▸ What the exercise asks: In the entries below, count every line containing "this". Return the number and nothing else.

Records
--- Start ---
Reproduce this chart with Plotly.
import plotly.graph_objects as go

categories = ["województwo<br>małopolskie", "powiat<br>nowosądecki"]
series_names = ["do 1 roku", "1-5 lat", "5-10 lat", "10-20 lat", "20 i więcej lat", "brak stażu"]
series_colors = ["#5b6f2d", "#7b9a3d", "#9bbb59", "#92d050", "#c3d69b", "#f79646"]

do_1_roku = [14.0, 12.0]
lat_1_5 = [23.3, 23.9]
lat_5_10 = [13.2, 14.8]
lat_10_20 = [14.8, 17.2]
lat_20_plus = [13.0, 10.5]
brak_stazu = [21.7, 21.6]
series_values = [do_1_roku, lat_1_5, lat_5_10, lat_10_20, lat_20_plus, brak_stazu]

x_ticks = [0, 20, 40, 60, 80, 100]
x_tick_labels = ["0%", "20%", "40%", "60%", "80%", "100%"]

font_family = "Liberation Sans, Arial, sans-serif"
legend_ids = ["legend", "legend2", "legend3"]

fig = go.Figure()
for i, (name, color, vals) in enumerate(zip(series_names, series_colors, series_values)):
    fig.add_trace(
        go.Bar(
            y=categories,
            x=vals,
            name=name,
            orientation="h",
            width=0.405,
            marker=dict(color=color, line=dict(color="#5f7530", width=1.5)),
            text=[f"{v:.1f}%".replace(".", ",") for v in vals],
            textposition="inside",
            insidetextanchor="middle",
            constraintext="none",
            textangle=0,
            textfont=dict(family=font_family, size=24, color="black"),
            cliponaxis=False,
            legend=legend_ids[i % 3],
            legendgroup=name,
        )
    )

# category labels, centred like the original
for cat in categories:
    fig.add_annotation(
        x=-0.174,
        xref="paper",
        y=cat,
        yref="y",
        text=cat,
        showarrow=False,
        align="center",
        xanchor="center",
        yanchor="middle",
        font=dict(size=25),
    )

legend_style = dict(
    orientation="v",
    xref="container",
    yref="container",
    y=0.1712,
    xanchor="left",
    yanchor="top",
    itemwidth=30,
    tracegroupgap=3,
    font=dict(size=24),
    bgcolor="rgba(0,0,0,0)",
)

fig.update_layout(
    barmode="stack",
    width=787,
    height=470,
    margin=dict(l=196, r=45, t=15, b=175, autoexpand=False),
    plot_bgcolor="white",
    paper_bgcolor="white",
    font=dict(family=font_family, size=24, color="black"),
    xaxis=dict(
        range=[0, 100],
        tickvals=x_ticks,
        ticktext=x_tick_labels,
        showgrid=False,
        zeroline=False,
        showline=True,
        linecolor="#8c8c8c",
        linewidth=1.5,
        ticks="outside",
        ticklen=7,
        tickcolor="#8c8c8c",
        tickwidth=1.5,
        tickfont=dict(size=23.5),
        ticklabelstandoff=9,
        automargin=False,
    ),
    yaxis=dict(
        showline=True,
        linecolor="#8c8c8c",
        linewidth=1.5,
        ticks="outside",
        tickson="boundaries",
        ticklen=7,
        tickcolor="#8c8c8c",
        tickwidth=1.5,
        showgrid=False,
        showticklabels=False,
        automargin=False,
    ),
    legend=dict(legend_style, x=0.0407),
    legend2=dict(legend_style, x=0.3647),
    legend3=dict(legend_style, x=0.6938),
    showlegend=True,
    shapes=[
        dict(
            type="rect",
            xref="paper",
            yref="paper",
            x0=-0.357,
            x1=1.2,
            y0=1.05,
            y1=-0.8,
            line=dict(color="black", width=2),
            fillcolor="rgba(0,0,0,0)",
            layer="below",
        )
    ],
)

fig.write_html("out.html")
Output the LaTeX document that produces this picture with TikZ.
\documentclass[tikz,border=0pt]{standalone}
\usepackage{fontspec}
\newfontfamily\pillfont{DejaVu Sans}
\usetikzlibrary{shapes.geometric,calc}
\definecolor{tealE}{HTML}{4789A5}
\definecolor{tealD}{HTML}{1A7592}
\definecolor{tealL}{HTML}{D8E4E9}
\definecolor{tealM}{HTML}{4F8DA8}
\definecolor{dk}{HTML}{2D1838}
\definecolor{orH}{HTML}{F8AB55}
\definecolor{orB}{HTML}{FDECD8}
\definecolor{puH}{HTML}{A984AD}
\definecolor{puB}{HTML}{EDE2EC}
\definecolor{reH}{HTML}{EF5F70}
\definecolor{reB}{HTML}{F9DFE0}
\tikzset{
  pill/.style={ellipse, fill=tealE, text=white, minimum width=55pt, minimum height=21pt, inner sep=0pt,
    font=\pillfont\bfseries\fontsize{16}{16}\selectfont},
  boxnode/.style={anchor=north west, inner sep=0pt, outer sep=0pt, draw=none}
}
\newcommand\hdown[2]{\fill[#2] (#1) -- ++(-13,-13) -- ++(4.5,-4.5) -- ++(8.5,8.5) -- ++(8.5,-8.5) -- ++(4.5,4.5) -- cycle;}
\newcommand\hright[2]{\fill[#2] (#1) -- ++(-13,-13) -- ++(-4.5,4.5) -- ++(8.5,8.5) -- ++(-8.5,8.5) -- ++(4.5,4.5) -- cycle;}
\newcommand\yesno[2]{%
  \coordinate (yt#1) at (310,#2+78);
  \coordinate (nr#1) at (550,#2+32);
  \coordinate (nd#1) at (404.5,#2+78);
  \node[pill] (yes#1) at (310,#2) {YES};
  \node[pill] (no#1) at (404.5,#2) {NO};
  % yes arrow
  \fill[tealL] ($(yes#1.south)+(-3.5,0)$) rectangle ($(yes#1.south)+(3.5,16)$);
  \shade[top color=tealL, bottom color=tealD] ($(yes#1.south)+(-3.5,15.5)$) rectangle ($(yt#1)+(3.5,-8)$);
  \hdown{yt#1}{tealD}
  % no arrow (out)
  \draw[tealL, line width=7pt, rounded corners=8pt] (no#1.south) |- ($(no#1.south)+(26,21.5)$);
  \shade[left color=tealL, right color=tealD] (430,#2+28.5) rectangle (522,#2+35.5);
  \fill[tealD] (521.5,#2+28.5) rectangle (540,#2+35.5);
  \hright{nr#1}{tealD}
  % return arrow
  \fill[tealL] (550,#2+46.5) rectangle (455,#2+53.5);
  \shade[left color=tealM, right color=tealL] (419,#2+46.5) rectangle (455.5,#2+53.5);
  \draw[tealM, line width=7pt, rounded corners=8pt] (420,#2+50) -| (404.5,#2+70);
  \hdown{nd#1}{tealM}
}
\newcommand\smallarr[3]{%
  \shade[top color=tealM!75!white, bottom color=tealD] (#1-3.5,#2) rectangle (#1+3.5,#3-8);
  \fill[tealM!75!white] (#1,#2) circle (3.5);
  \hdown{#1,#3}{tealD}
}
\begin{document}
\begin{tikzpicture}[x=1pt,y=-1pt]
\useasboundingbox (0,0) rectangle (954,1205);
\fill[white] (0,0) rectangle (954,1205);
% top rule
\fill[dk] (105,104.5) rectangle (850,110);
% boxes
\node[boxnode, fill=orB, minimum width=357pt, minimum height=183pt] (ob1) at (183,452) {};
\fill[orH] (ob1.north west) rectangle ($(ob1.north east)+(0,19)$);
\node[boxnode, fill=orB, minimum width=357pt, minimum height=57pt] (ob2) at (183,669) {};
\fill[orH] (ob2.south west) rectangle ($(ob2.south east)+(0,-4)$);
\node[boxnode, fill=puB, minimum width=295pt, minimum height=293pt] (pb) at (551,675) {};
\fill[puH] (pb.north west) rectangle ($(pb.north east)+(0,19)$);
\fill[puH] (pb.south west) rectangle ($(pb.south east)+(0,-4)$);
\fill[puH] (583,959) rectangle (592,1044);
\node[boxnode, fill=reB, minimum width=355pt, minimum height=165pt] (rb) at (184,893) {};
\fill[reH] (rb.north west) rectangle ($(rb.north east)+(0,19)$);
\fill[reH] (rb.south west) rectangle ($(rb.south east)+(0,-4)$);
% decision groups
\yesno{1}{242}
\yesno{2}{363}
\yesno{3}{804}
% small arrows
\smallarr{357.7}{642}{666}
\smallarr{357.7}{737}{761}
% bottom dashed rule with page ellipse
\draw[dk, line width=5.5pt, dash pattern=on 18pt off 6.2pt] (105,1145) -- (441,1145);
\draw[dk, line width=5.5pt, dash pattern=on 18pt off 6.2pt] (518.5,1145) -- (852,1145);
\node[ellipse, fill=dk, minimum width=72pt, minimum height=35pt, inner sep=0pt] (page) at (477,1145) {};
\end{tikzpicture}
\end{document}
--- End ---
▸ Answer in full: 2